Records from a data source
----------

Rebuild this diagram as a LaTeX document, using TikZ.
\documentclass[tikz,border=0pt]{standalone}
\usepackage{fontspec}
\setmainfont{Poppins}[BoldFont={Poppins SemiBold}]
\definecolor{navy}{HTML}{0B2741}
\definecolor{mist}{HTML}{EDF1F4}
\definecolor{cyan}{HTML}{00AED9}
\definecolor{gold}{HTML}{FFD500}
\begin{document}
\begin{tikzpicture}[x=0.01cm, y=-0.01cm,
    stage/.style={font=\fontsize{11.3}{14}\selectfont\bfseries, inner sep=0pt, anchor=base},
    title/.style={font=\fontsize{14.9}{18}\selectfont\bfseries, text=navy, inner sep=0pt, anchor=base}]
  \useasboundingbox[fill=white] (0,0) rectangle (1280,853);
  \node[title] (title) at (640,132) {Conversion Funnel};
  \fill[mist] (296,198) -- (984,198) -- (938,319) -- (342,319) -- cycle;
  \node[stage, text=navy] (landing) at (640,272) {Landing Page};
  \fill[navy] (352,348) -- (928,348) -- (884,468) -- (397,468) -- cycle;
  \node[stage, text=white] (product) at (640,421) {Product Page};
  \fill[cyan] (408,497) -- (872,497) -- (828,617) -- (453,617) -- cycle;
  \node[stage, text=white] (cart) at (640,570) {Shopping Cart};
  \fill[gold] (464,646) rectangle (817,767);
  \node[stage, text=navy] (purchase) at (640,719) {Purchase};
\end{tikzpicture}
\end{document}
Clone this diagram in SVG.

----------

▶ _SHORT EXERCISE_: Exact output of every entry is required.

▶ _WORKED SOLUTION_:
Rebuild this diagram as a LaTeX document, using TikZ.
\documentclass[tikz,border=0pt]{standalone}
\usepackage{fontspec}
\setmainfont{Poppins}[BoldFont={Poppins SemiBold}]
\definecolor{navy}{HTML}{0B2741}
\definecolor{mist}{HTML}{EDF1F4}
\definecolor{cyan}{HTML}{00AED9}
\definecolor{gold}{HTML}{FFD500}
\begin{document}
\begin{tikzpicture}[x=0.01cm, y=-0.01cm,
    stage/.style={font=\fontsize{11.3}{14}\selectfont\bfseries, inner sep=0pt, anchor=base},
    title/.style={font=\fontsize{14.9}{18}\selectfont\bfseries, text=navy, inner sep=0pt, anchor=base}]
  \useasboundingbox[fill=white] (0,0) rectangle (1280,853);
  \node[title] (title) at (640,132) {Conversion Funnel};
  \fill[mist] (296,198) -- (984,198) -- (938,319) -- (342,319) -- cycle;
  \node[stage, text=navy] (landing) at (640,272) {Landing Page};
  \fill[navy] (352,348) -- (928,348) -- (884,468) -- (397,468) -- cycle;
  \node[stage, text=white] (product) at (640,421) {Product Page};
  \fill[cyan] (408,497) -- (872,497) -- (828,617) -- (453,617) -- cycle;
  \node[stage, text=white] (cart) at (640,570) {Shopping Cart};
  \fill[gold] (464,646) rectangle (817,767);
  \node[stage, text=navy] (purchase) at (640,719) {Purchase};
\end{tikzpicture}
\end{document}
Clone this diagram in SVG.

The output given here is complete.